Dat brengt me ook bij m’n volgende punt. Help waar mogelijk ook bij praktische zaken. Als cliënten zich daadwerkelijk geholpen voelen doet dat heel veel voor de werkalliantie. Dat gaat dan veelal om zaken als schulden, woning, werk. Daar heb je dus ook echt je samenwerkingspartners voor nodig.
Wat we uit onderzoek weten is dat heel sterk gaan zitten op controle en monitoring niet werkt. Dat blijkt steeds weer. Tegelijkertijd zijn er natuurlijk cliënten waarbij je wel geneigd bent die kant op te gaan. Denk aan cliënten uit de georganiseerde misdaad waarbij de veiligheid van de professionals zelf een issue is. Daar krijgen deze aspecten meer de nadruk. Dat is terecht, maar weet dan wel dat er niet heel veel te verwachten is op het gebied van gedragsverandering. Dus ik zou zeggen blijf in die gevallen ook kijken of er ruimte is voor meer dan controle en monitoring, ook al zul je vaak moeten concluderen: nu even niet. Veel op afschrikking of het bestraffen gaan zitten werkt ook niet, blijkt uit onderzoek. Bestraffen kan z’n functie hebben, mits belonen de overhand heeft. Mensen zijn eerder geneigd om zich anders te gaan gedragen vanuit een positieve motivatie.
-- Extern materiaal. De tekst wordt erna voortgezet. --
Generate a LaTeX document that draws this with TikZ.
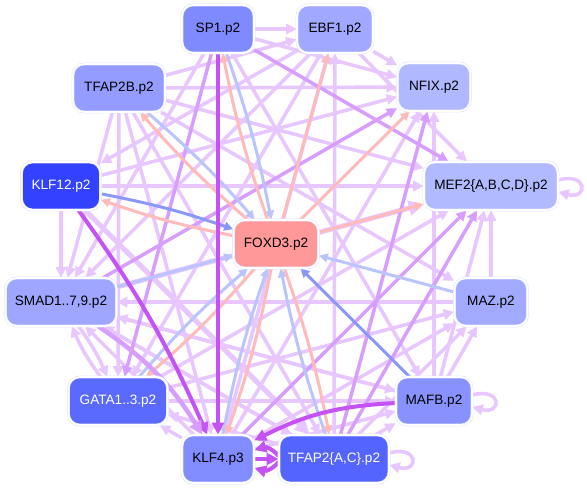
\documentclass[tikz,border=0pt]{standalone}
\usepackage{fontspec}
\setmainfont{Liberation Sans}
\usetikzlibrary{arrows.meta}
\pgfdeclarelayer{bg}
\pgfsetlayers{bg,main}
\definecolor{clv}{RGB}{232,198,255}
\definecolor{cmv}{RGB}{216,158,255}
\definecolor{csv}{RGB}{196,82,245}
\definecolor{clb}{RGB}{186,196,255}
\definecolor{cmb}{RGB}{138,152,250}
\definecolor{csal}{RGB}{255,186,186}
\definecolor{cring}{RGB}{226,230,255}
\definecolor{nsp}{RGB}{127,138,255}
\definecolor{nebf}{RGB}{160,168,255}
\definecolor{ntb}{RGB}{148,156,255}
\definecolor{nnfix}{RGB}{176,184,255}
\definecolor{nmef}{RGB}{178,186,255}
\definecolor{nklf}{RGB}{50,66,255}
\definecolor{nfox}{RGB}{255,153,153}
\definecolor{nsmad}{RGB}{158,166,255}
\definecolor{nmaz}{RGB}{162,170,255}
\definecolor{ngata}{RGB}{90,106,255}
\definecolor{nmafb}{RGB}{136,146,255}
\definecolor{nkf}{RGB}{128,140,255}
\definecolor{ntac}{RGB}{84,100,255}
\begin{document}
\begin{tikzpicture}[x=1pt,y=-1pt,
  nd/.style={rectangle, rounded corners=11pt, minimum width=#1, minimum height=48pt,
    inner xsep=3pt, draw=cring, line width=0.6pt, double=white, double distance=1.6pt,
    font=\fontsize{13.6}{15}\selectfont, text=black},
  ed/.style={line width=3.5pt, -{Triangle[length=0pt 3, width=0pt 2.9]}},
  lv/.style={ed, draw=clv},
  lvt/.style={ed, line width=5pt, draw=clv},
  mv/.style={ed, draw=cmv},
  sv/.style={ed, line width=4pt, draw=csv},
  lb/.style={ed, line width=3pt, draw=clb},
  mb/.style={ed, line width=3pt, draw=cmb},
  sal/.style={ed, line width=3pt, draw=csal}]
\useasboundingbox (0,0) rectangle (587,489);
% nodes
\node[nd=72, fill=nsp] (sp1) at (218,29) {SP1.p2};
\node[nd=76, fill=nebf] (ebf) at (335,29) {EBF1.p2};
\node[nd=92, fill=ntb] (tb) at (119,88) {TFAP2B.p2};
\node[nd=73, fill=nnfix] (nfix) at (434,87) {NFIX.p2};
\node[nd=79, fill=nklf, text=white] (k12) at (61,186) {KLF12.p2};
\node[nd=134, fill=nmef] (mef) at (491,186) {MEF2\{A,B,C,D\}.p2};
\node[nd=85, fill=nfox] (fox) at (276,244) {FOXD3.p2};
\node[nd=111, fill=nsmad] (smad) at (61,302) {SMAD1..7,9.p2};
\node[nd=73, fill=nmaz] (maz) at (491,302) {MAZ.p2};
\node[nd=99, fill=ngata, text=white] (gata) at (118,401) {GATA1..3.p2};
\node[nd=76, fill=nmafb] (mafb) at (434,401) {MAFB.p2};
\node[nd=72, fill=nkf] (k4) at (218,459) {KLF4.p3};
\node[nd=110, fill=ntac, text=white] (tac) at (334,459) {TFAP2\{A,C\}.p2};
% edges
\begin{pgfonlayer}{bg}
\fill[white] (0,0) rectangle (587,489);
\foreach \a/\b in {sp1/ebf, sp1/nfix, sp1/smad, sp1/mafb, ebf/nfix, ebf/k12, ebf/gata,
  ebf/mef, ebf/smad, tac/ebf, k4/ebf, tb/ebf, tb/nfix, tb/mef, tb/smad, tb/gata, tb/k4,
  tb/tac, tb/maz, k12/smad, k12/nfix, k12/mef, maz/smad, smad/tac, smad/mafb,
  gata/mef, gata/maz, gata/mafb, k4/gata, tac/gata, k4/nfix, k4/maz, k4/mafb, k4/smad,
  tac/maz, tac/mafb, tac/smad, mafb/maz, mafb/nfix, mafb/mef, mafb/smad, maz/mef}
  \draw[lv] (\a) -- (\b);
\draw[lv] (smad) to[bend left=6] (gata);
\draw[lv] (gata) to[bend left=6] (smad);
\draw[lvt] (smad) -- (mef);
\draw[lvt] (k12) -- (tac);
\foreach \a/\b in {sp1/mef, sp1/gata, k4/mef, tac/mef, smad/nfix, tac/nfix}
  \draw[mv] (\a) -- (\b);
% blue / salmon pairs with FOXD3
\foreach \a in {sp1, tb, gata, k4, tac}{
  \draw[lb] (\a) to[bend left=4] (fox);
  \draw[sal] (fox) to[bend left=4] (\a);}
\draw[lb] (smad) -- (fox);
\draw[lb] (maz) -- (fox);
\draw[mb] (k12) to[bend left=4] (fox);
\draw[sal] (fox) to[bend left=4] (k12);
\draw[mb] (mafb) -- (fox);
\foreach \b in {mef, nfix, ebf}
  \draw[sal] (fox) -- (\b);
% strong violet
\draw[sv] (sp1) -- (k4);
\draw[sv] (mafb) to[bend right=12] (k4);
\draw[sv] (k12) to[bend left=6] (k4);
\draw[mv, line width=4.5pt] (smad) to[bend left=12] (k4);
\draw[sv] (k4) -- (tac);
\draw[sv] ([yshift=3pt]tac.west) .. controls +(-8pt,9pt) and +(10pt,3pt) .. ([yshift=9pt]k4.east);
\draw[sv] ([yshift=-3pt]tac.west) .. controls +(-8pt,-9pt) and +(10pt,-3pt) .. ([yshift=-9pt]k4.east);
% self loops
\draw[lv] ([yshift=6pt]mef.east) .. controls +(30pt,8pt) and +(30pt,-8pt) .. ([yshift=-6pt]mef.east);
\draw[lv] ([yshift=6pt]mafb.east) .. controls +(30pt,8pt) and +(30pt,-8pt) .. ([yshift=-6pt]mafb.east);
\draw[lv] ([yshift=6pt]tac.east) .. controls +(30pt,8pt) and +(30pt,-8pt) .. ([yshift=-6pt]tac.east);
\end{pgfonlayer}
\end{tikzpicture}
\end{document}
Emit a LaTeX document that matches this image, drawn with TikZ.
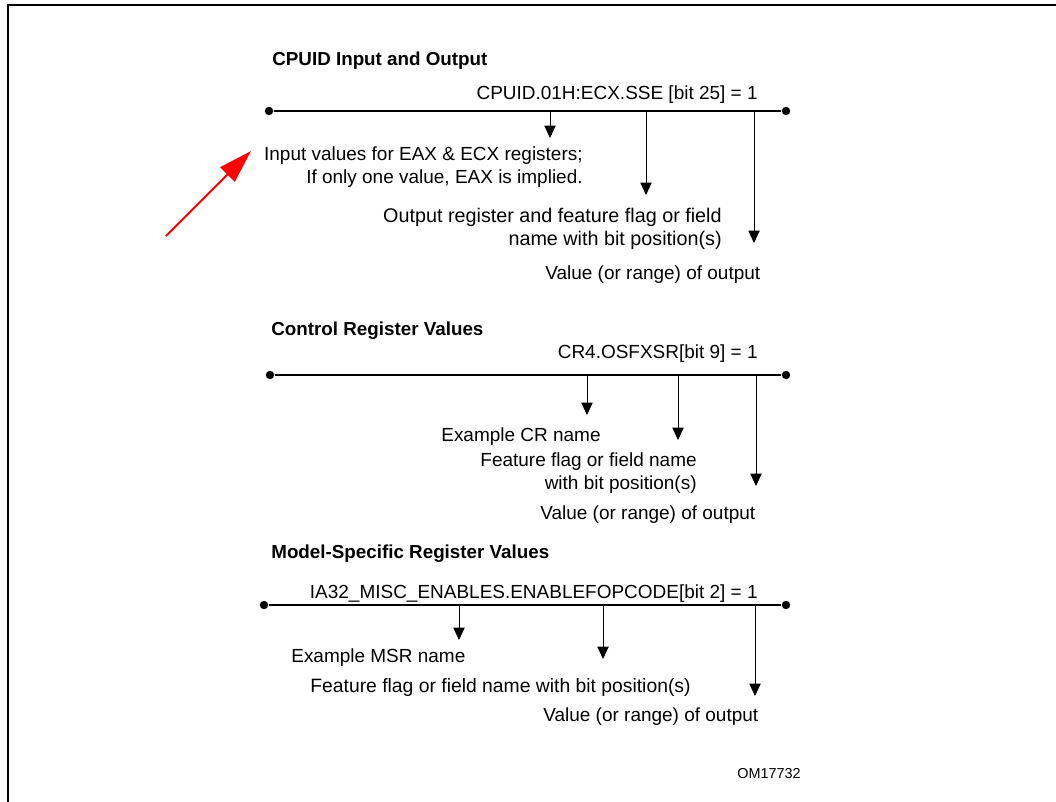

Het blijft absoluut mensenwerk. Echt in contact zijn is superbelangrijk. Dat gaat Artificial Intelligence niet wegnemen. Ik denk dat reclasseringswerk in essentie altijd een relationeel vak zal zijn, waarbij je in verbinding moet komen met je cliënt. Dat laat onverlet dat er allerlei technieken zich kunnen aandienen die daarin kunnen ondersteunen. Dat zie je nu ook al bijvoorbeeld met toepassing van Virtual Reality. Maar die ontwikkelingen zullen wat mij betreft altijd ingebed moeten zijn het goede gesprek met een reclassent. Verder denk ik dat er nog meer ontwikkeling mogelijk is op het gebied van het werken vanuit de krachten van een cliënt en niet alleen de risico’s zien.
Als ik een ding mag zeggen zou het zijn: nieuwsgierig blijven. Daar zou ik dan nog graag aan toevoegen: je tegelijkertijd sterk verankerd voelen in de kennis die we hebben over dit vak en zorgen dat je je die eigen hebt gemaakt en kunt toepassen. En er voor open staan om daar steeds nieuwe kennis en vaardigheden aan toe te voegen. Ik denk dat dat je een stevigheid geeft die je zal helpen in je werk en in de samenwerking naar buiten.